Les Armées françaises ont la cote.

Quel citoyen – un tant soit peu patriote- pourrait s’en plaindre alors qu’à la fin du siècle dernier, loin s’en fallait ! La remarquable tenue des troupes en OPEX, la disponibilité des personnels militaires sur le territoire métropolitain dans l’opération Sentinelle, le courage des gendarmes en maintien de l’ordre etc…, ont suscité une empathie envers nos forces armées autant marquée que méritée. Et ce, dans toutes les catégories de la population, notamment chez les jeunes.

Or paradoxalement, malgré leur excellente image, les Armées et particulièrement l’Armée de Terre, ont du mal à recruter. En 2023 par exemple, sur les 16.000 postes annuels à renouveler, 2.500 n’ont pas trouvé preneurs. Ce n’est pourtant pas faute de spots publicitaires sur nos Armées, et diffusés sur toutes les chaines de télévision, initiative inédite en France.

Quantitativement comment expliquer ce phénomène alors que selon l’INSEE le taux de chômage au 2ème trimestre 2024 qui est de 17,7% pour les 15-24 ans totalise 1.458.204 sans emplois ? Ce taux descend à 6,7% pour les 25-49 ans, soit 1.375.592 chômeurs, hommes et femmes confondus.

Une partie de la réponse peut se trouver dans les 80 années de paix consécutives en Europe de l’Ouest qui a fait perdre de vue toute menace concernant l’Hexagone, surtout depuis la suspension du service militaire en 1996 et ce en dépit de la guerre en Ukraine et des attentats périodiques sur notre sol. En fait la jeunesse a perdu contact avec l’institution militaire et ses valeurs principales que sont l’ordre, la discipline, la solidarité…

Une autre explication pourrait se trouver dans le rapport du Haut Comité d’Évaluation à la Condition Militaire (HCECM) publié en juillet 2023 et qui souligne l’attractivité des métiers en tension, particulièrement les métiers duaux, dont les conditions d’exécution sont plus astreignantes dans les armées que dans le civil d’autant qu’à compétences égales, les rémunérations sont moins favorables dans les armées que dans le secteur privé.

Toutefois, le HCECM relève que le recrutement contractuel interne pour permettre un déroulement de carrière n’a concerné que 10% des effectifs alors que le recrutement contractuel externe (par équivalence) a représenté 51,5% pour l’ensemble des forces armées.

En résumé, il semble que le service de la France passe après les intérêts personnels de chaque citoyen.

Maintenant la fidélisation reste également un problème majeur, en particulier dans le corps des officiers.

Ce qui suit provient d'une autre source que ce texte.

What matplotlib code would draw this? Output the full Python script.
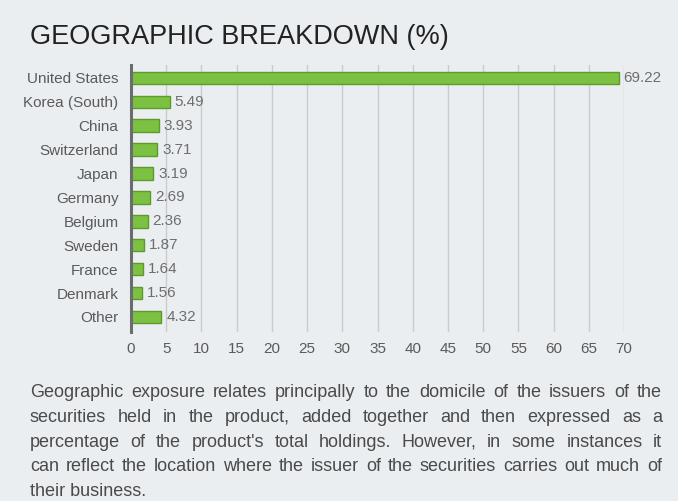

Selon la Direction des Ressources Humaines de l’Armée de Terre (DRHAT), 35% d’une promotion d’officiers issus de l’ESM ou de l’EMIA a quitté l’armée après 15 ans de service et ce taux d’attrition peut atteindre 70% après 20 ans de service. Or le taux d’encadrement de l’armée de terre qui doit passer de 11,4% à 13% pour se rapprocher de celui des autres armées occidentales, doit tenir compte de cette érosion (1). En effet, le HCECM relève que l’attractivité des postes d’officiers supérieurs et généraux est réduite du fait de plusieurs facteurs dont les principaux sont :

1°- La gestion des officiers à haut potentiel échappe au gestionnaire militaire pour passer au pouvoir exécutif. De plus l’accès au généralat est tardif et fonction des emplois vacants.

 2°- La réduction des moyens imposée par la Révision Générale des Politiques Publiques (RGPP) est un des motifs d’insatisfaction des officiers et pèse sur leur moral.

3°- La solde moyenne des officiers supérieurs et généraux est inférieure au traitement indiciaire moyen des fonctionnaires civils de la catégorie A+, écart qui s’est encore accru après la refonte de la grille indiciaire de ces derniers, entrée en vigueur depuis le 1er janvier 2023.

4°- Les mutations fréquentes des officiers sont un frein à l’emploi du conjoint de sorte que les revenus du foyer fiscal d’un officier sont souvent inférieurs à ceux d’un ménage de fonctionnaires civils.

Ces raisons peuvent expliquer les difficultés de fidéliser les cadres militaires alors que ces derniers représentent un élément essentiel de la qualité de nos armées.

Antoine de Saint-Exupéry écrivait : » Le soldat n’est pas un homme de violence ; il porte les armes et risque sa vie pour des fautes qui ne sont pas les siennes. Son mérite est d’aller sans faillir au bout de sa parole, tout en sachant qu’il est voué à l’oubli ».

Une vraie reconnaissance matérielle et morale de la Nation pour ses soldats serait déjà un début de solution pour recruter et fidéliser.